> **Information shown**:
*-*-*
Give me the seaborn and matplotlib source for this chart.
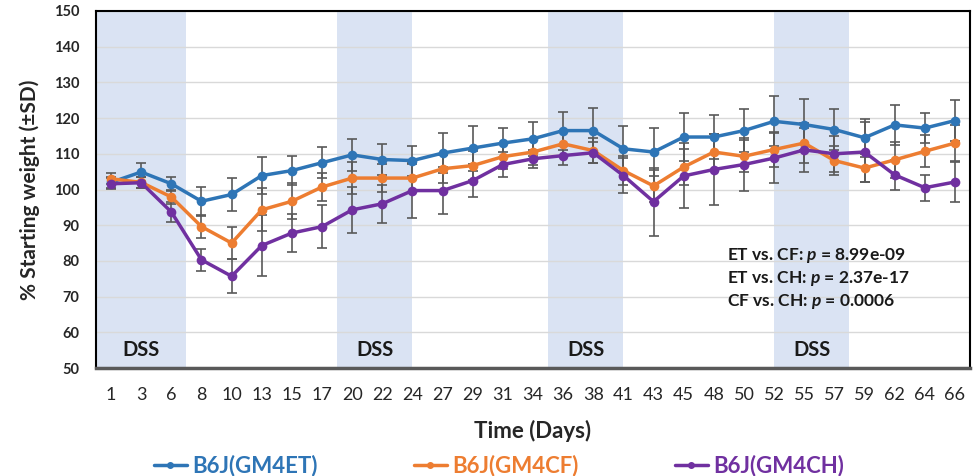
import pandas as pd
import numpy as np
import matplotlib
matplotlib.use('Agg')
import matplotlib.pyplot as plt
from matplotlib.lines import Line2D
import seaborn as sns

# data
days = [1, 3, 6, 8, 10, 13, 15, 17, 20, 22, 24, 27, 29, 31, 34, 36, 38, 41, 43,
        45, 48, 50, 52, 55, 57, 59, 62, 64, 66]
strains = ['B6J(GM4ET)', 'B6J(GM4CF)', 'B6J(GM4CH)']
et_mean = [102.0, 104.9, 101.6, 96.7, 98.6, 103.9, 105.3, 107.5, 109.7, 108.4, 108.1,
           110.2, 111.6, 113.0, 114.2, 116.5, 116.5, 111.4, 110.5, 114.7, 114.7, 116.5,
           119.1, 118.2, 116.8, 114.5, 118.1, 117.2, 119.3]
cf_mean = [103.0, 102.0, 97.9, 89.6, 85.0, 94.3, 96.7, 100.7, 103.2, 103.2, 103.2,
           105.8, 106.7, 109.2, 110.5, 112.8, 110.9, 105.3, 101.0, 106.3, 110.5, 109.3,
           111.2, 113.0, 108.1, 106.0, 108.3, 110.7, 113.0]
ch_mean = [101.6, 101.9, 93.7, 80.3, 75.7, 84.3, 87.8, 89.6, 94.3, 96.0, 99.7,
           99.7, 102.5, 107.0, 108.6, 109.5, 110.3, 103.9, 96.6, 103.8, 105.6, 107.0,
           108.8, 111.1, 110.0, 110.5, 104.1, 100.5, 102.1]
et_sd = [1.5, 2.5, 2.0, 4.0, 4.6, 5.2, 4.0, 4.4, 4.5, 4.4, 4.2, 5.6, 6.3, 4.2, 4.7,
         5.3, 6.4, 6.5, 6.7, 6.8, 6.2, 6.1, 7.0, 7.2, 5.8, 5.3, 5.6, 4.3, 5.8]
cf_sd = [1.5, 1.5, 2.0, 3.2, 4.6, 6.0, 5.0, 4.0, 4.5, 4.0, 4.0, 4.0, 4.0, 3.5, 3.5,
         3.5, 3.5, 4.0, 4.5, 5.0, 5.0, 4.5, 5.0, 5.5, 4.0, 4.0, 5.0, 4.5, 5.0]
ch_sd = [1.5, 1.5, 2.7, 3.0, 4.7, 8.5, 5.3, 6.0, 6.5, 5.3, 7.7, 6.5, 4.6, 3.4, 2.6,
         2.6, 2.9, 4.9, 9.5, 9.1, 9.9, 7.3, 6.9, 6.2, 5.0, 8.3, 4.3, 3.6, 5.7]

# DSS periods, in category positions (start, end)
dss_start = [-0.5, 7.5, 14.5, 22.0]
dss_end = [2.5, 10.0, 17.0, 24.5]

pvals = ['ET vs. CF: $\\mathbfit{p}$ = 8.99e-09',
         'ET vs. CH: $\\mathbfit{p}$ = 2.37e-17',
         'CF vs. CH: $\\mathbfit{p}$ = 0.0006']

colors = ['#2E75B6', '#ED7D31', '#7030A0']

sns.set_style('white')
plt.rcParams['font.family'] = ['Lato', 'DejaVu Sans']
plt.rcParams['mathtext.fontset'] = 'custom'
plt.rcParams['mathtext.bfit'] = 'Lato:italic:bold'

# long form table
pos = list(range(len(days)))
df = pd.DataFrame({
    'pos': pos * 3,
    'weight': et_mean + cf_mean + ch_mean,
    'sd': et_sd + cf_sd + ch_sd,
    'strain': [s for s in strains for _ in days],
})

fig = plt.figure(figsize=(9.73, 4.76), dpi=100)
ax = fig.add_axes([96 / 973, 1 - 368 / 476, 874 / 973, 357 / 476])

for s0, s1 in zip(dss_start, dss_end):
    ax.axvspan(s0, s1, color='#DAE3F3', lw=0, zorder=0)
    ax.text((s0 + s1) / 2, 55, 'DSS', ha='center', va='center',
            fontsize=14.5, fontweight='bold', color='#1a1a1a', zorder=1)

ax.yaxis.grid(True, color='#D9D9D9', lw=1, zorder=0.5)
ax.set_axisbelow(True)

for s in strains:
    sub = df[df['strain'] == s]
    ax.errorbar(sub['pos'], sub['weight'], yerr=sub['sd'], fmt='none',
                ecolor='#595959', elinewidth=1.2, capsize=3.5, capthick=1.2, zorder=2)

sns.lineplot(data=df, x='pos', y='weight', hue='strain', palette=colors,
             marker='o', markersize=7, markeredgewidth=0, linewidth=2.5,
             legend=False, ax=ax, zorder=3)

ax.set_xlim(-0.5, len(days) - 0.5)
ax.set_ylim(50, 150)
ax.set_yticks(range(50, 151, 10))
ax.set_xticks(pos)
ax.set_xticklabels(days)
ax.tick_params(axis='x', length=0, pad=14, labelsize=13)
ax.tick_params(axis='y', length=0, pad=12, labelsize=10.5)
for lab in ax.get_yticklabels():
    lab.set_fontweight('bold')

ax.set_xlabel('Time (Days)', fontsize=16, fontweight='bold', labelpad=12)
ax.set_ylabel('% Starting weight (±SD)', fontsize=15, fontweight='bold', labelpad=10)

for side in ['top', 'right', 'left']:
    ax.spines[side].set_color('black')
    ax.spines[side].set_linewidth(1.5)
ax.spines['bottom'].set_color('#595959')
ax.spines['bottom'].set_linewidth(2.5)

for i, txt in enumerate(pvals):
    ax.text(0.722, 0.3165 - i * 0.065, txt, transform=ax.transAxes,
            ha='left', va='center', fontsize=12.5, fontweight='bold', color='#1a1a1a')

handles = [Line2D([], [], color=c, lw=2.5, marker='o', markersize=4) for c in colors]
fig.legend(handles, strains, loc='center', bbox_to_anchor=(499 / 973, 1 - 466 / 476),
           ncol=3, frameon=False, labelcolor='linecolor',
           prop={'size': 16, 'weight': 'bold'},
           handlelength=1.5, handletextpad=0.25, columnspacing=4.3)

fig.savefig('out.png', dpi=100)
*-*-*
> **What needs to be done**:
Leave out any pictures, please, and quote only the lines from the top of the data through the line that contains "import seaborn as sns".

> **Response to this task**:
Give me the seaborn and matplotlib source for this chart.
import pandas as pd
import numpy as np
import matplotlib
matplotlib.use('Agg')
import matplotlib.pyplot as plt
from matplotlib.lines import Line2D
import seaborn as sns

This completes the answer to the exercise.